We can read histories of the Holocaust and after a while come to the conclusion that we’ve engaged enough with those horrid events. Over the years, after I read the classic books, saw the many films and documentaries, many times visited Yad Vashem in Jerusalem and Holocaust Memorial Museums in the states, I thought that, for me, there was nothing more I needed to read or see because the tragedy is just too overwhelmingly soul-crushing and heart-breaking.

The Jewish Book Council in America recently recommended as an award winner The Escape Artist. I took the recommendation and read the book. I have asked myself about the timing of the book’s publication 2 years-ago and the appearance of the Netflix series on Hitler and the Nazis last month.
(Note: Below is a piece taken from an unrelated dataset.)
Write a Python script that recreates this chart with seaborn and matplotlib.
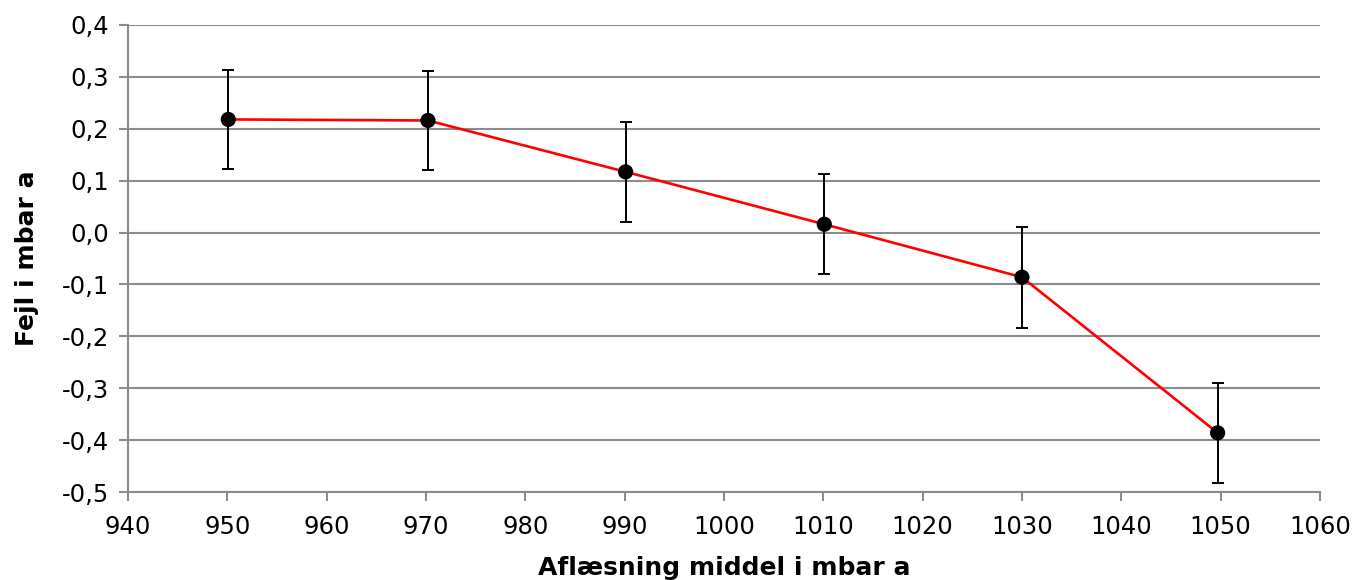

Perhaps they were issued now because Russia’s brutal invasion of Ukraine is the most serious assault on any country in Europe since WWII, and the cruelty of Hamas’s massacre and hostage-taking against Israeli civilians is the worst pogrom against the Jewish people since the Holocaust.

Whatever the cause that produced the Netflix series and book, it has become clear to me over the years, and most especially this past year since October 7, that far too many Americans are historically illiterate and that they lack a moral compass when evaluating the significance of history and contemporary events and trends. Naively taking the high road and thinking that current events aren’t that bad, or don’t concern us, or recognizing that their pure and self-righteous ethics in the face of evil is actually self-defeating, or choosing the path of isolationism and dis-engagement such as what the “America First Movement” did in the 1930s in alliance with the Nazis and many in the MAGA Party are doing today in alliance with Putin’s Russia and Orbán’s Hungary, so many Americans don’t appreciate enough that there are brutal actors in the world that think nothing of slitting the throats of their perceived enemies. The only response of the civilized world to such brutality has to be to fight those evil actors while maintaining a humanitarian and ethical vision for a better democratic future. I recall often to myself, in order to maintain my moral compass, Edmund Burke’s warning: “All that is necessary for evil to triumph is for good people to do nothing.”

Perhaps, this film and this book can be helpful in addressing those historic and moral deficiencies in what every decent human being ought to know, understand and appreciate about the significance of the Holocaust not only in its own tortured era, but for today’s politics, events and trends in America, the Middle East, Europe and around the world.